Within APS, he initiated a closed-loop compost system for a culinary arts program, where culinary students are composting their scraps and growing herbs and micro-greens for use in their commercial kitchen. He has received funding from the Chesapeake Bay Foundation for a student-led indoor air quality (IAQ) study and a horticulture remediation project. He has also received local community foundation support for activity-based crosswalks at neighboring elementary schools and an accessible community garden for students with mobility impairments.
In 2018, Michael received a Fulbright Distinguished Awards in Teaching fellowship to study green schools and environmental education in Israel and Palestine. His inquiry project focused on pluralistic school and community-based programs that support environmental stewardship in contested landscapes. He has blogged about his work for Education Week and National Geographic Education.
Michael is currently a community moderator for the North American Association for Environmental Education’s Sustainable Cities and Communities group. He is also serving a two-year term on the advisory board of the U.S. Green Building Council’s Center for Green Schools, where he has helped advise the organization’s outreach and communications and peer-reviewed presentations for the Green Schools National Network's annual conference.

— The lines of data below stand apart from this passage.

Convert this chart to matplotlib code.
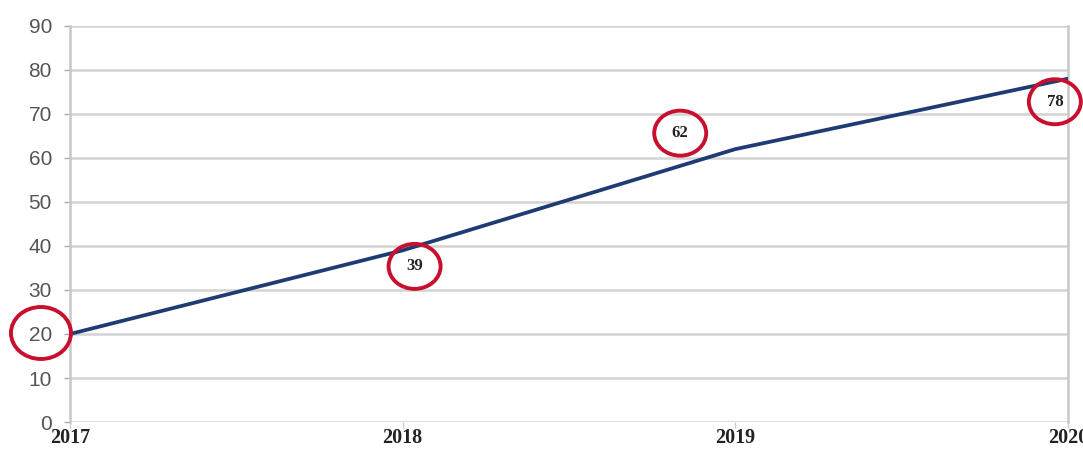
import matplotlib
matplotlib.use("Agg")
import matplotlib.pyplot as plt
from matplotlib.patches import Ellipse
from matplotlib.transforms import IdentityTransform

# yearly values
years = [2017, 2018, 2019, 2020]
values = [20, 39, 62, 78]
year_labels = ["2017", "2018", "2019", "2020"]
y_ticks = [0, 10, 20, 30, 40, 50, 60, 70, 80, 90]

# which points get a circled value label, and where the label sits (pixels from the point)
label_idx = [1, 2, 3]
label_offsets = [(12, -16), (-55, 16), (-13, -23)]

grid_col = "#d3d3d3"
line_col = "#1f3b73"
ring_col = "#c8102e"

fig = plt.figure(figsize=(10.83, 4.55), dpi=100)
ax = fig.add_axes([0.0646, 0.0725, 0.9214, 0.8705])

ax.plot(years, values, color=line_col, linewidth=2.7, solid_capstyle="round", zorder=3)

ax.set_xlim(years[0], years[-1])
ax.set_ylim(y_ticks[0], y_ticks[-1])
ax.set_yticks(y_ticks)
ax.set_xticks(years)
ax.set_xticklabels(year_labels, fontfamily="Liberation Serif", fontweight="bold",
                   fontsize=14.5, color="#222222")
for lbl in ax.get_yticklabels():
    lbl.set_fontfamily("Liberation Sans")
    lbl.set_fontsize(15)
    lbl.set_color("#555555")

ax.yaxis.grid(True, color=grid_col, linewidth=1.8)
ax.set_axisbelow(True)
ax.tick_params(axis="y", length=4, width=1, color="#aaaaaa", pad=9)
ax.tick_params(axis="x", length=4, width=1, color="#cccccc", pad=0)
for side in ["left", "right"]:
    ax.spines[side].set_color("#c8c8c8")
    ax.spines[side].set_linewidth(1.8)
for side in ["top", "bottom"]:
    ax.spines[side].set_visible(False)

# circled value labels (rings sized in pixels around the label position)
for i, (dx, dy) in zip(label_idx, label_offsets):
    ax.annotate(str(values[i]), (years[i], values[i]), xytext=(dx, dy),
                textcoords="offset pixels", ha="center", va="center",
                fontfamily="Liberation Serif", fontweight="bold", fontsize=12,
                color="#222222", zorder=5, annotation_clip=False)
    px, py = ax.transData.transform((years[i], values[i]))
    fig.add_artist(Ellipse((px + dx, py + dy), 52, 45, fill=False, ec=ring_col,
                           lw=2.8, transform=IdentityTransform(), zorder=5))

# ring around the first value on the y axis
px, py = ax.transData.transform((years[0], values[0]))
fig.add_artist(Ellipse((px - 29, py + 1), 60, 52, fill=False, ec=ring_col,
                       lw=2.8, transform=IdentityTransform(), zorder=5))

fig.savefig("out.png", dpi=100)
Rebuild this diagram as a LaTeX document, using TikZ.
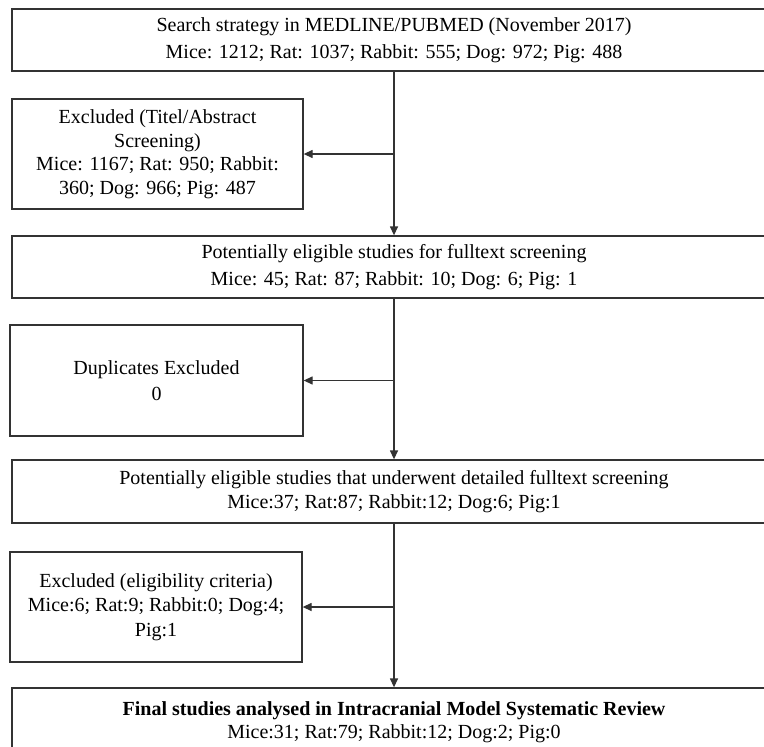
\documentclass[tikz,border=0pt]{standalone}
\usepackage{fontspec}
\setmainfont{Liberation Serif}
\usetikzlibrary{arrows.meta}
\tikzset{
  boxstyle/.style={draw=black!80, line width=1.3pt, rectangle, inner sep=0pt, align=center,
    font=\fontsize{20}{23.5}\selectfont, text=black},
  wide/.style={boxstyle, minimum width=764pt},
  side/.style={boxstyle},
  arr/.style={draw=black!80, line width=1.3pt, -{Triangle[length=9pt,width=8pt]}}
}
\begin{document}
\begin{tikzpicture}[x=1pt,y=-1pt]
\useasboundingbox (0,0) rectangle (764,747);
\clip (0,0) rectangle (764,747);
\fill[white] (0,0) rectangle (764,747);

\node[wide, minimum height=62pt] (top) at (394,40)
  {Search strategy in MEDLINE/PUBMED (November 2017)\\[3pt]Mice: 1212; Rat: 1037; Rabbit: 555; Dog: 972; Pig: 488};

\node[side, minimum width=291pt, minimum height=110pt] (ex1) at (157.5,154)
  {\rule{0pt}{4pt}Excluded (Titel/Abstract\\Screening)\\Mice: 1167; Rat: 950; Rabbit:\\360; Dog: 966; Pig: 487};

\node[wide, minimum height=62pt] (elig) at (394,267)
  {\rule{0pt}{5pt}Potentially eligible studies for fulltext screening\\[3pt]Mice: 45; Rat: 87; Rabbit: 10; Dog: 6; Pig: 1};

\node[side, minimum width=293pt, minimum height=111pt] (dup) at (156.5,380.5)
  {\rule{0pt}{4pt}Duplicates Excluded\\[2pt]0};

\node[wide, minimum height=63pt] (full) at (394,491.5)
  {\rule{0pt}{4pt}Potentially eligible studies that underwent detailed fulltext screening\\Mice:37; Rat:87; Rabbit:12; Dog:6; Pig:1};

\node[side, minimum width=292pt, minimum height=110pt] (ex2) at (156,607)
  {Excluded (eligibility criteria)\\[1pt]Mice:6; Rat:9; Rabbit:0; Dog:4;\\[1pt]Pig:1};

\node[wide, minimum height=68pt] (final) at (394,722)
  {\textbf{Final studies analysed in Intracranial Model Systematic Review}\\Mice:31; Rat:79; Rabbit:12; Dog:2; Pig:0};

\draw[arr] (top.south) -- (elig.north);
\draw[arr] (top.south |- ex1.east) -- (ex1.east);
\draw[arr] (elig.south) -- (full.north);
\draw[arr] (elig.south |- dup.east) -- (dup.east);
\draw[arr] (full.south) -- (final.north);
\draw[arr] (full.south |- ex2.east) -- (ex2.east);
\end{tikzpicture}
\end{document}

Michael seeks opportunities to give students and teachers the tools to improve their communities and platforms to share their stories. He believes that urban youth and educators should be at the forefront of addressing the impacts of climate change, and advocating for more sustainable schools and communities.
Amy Nocton
Amy Nocton lives in Storrs, CT, with her family and works at E.O. Smith High School, next door to the University of Connecticut. She teaches Spanish and also advises the Deliberation and Discourse Project. The project began as a response intended to diffuse tension at the school after the 2016 presidential election. It began with a schoolwide symposium on race and gender, spearheaded by Joe Goldman (E.O. Smith Social Studies) and Dr. Glenn Mitoma, Assistant Professor of Human Rights and Education and Director of the Thomas J. Dodd Research Center at UConn.
Amy received a fellowship through the Initiatives on Campus Dialogues for three consecutive years, and the funds helped her and her colleagues train between fifty to eighty-plus students in deliberative practices. The group has since collaboratively written four National Issues Forum–type guides and held four public forums, including two virtual events this past October. Amy is honored to receive the Libby Kingseed Teaching with Deliberation Memorial Award and recognizes that the work of the students, her interns, and her colleagues also deserves mention.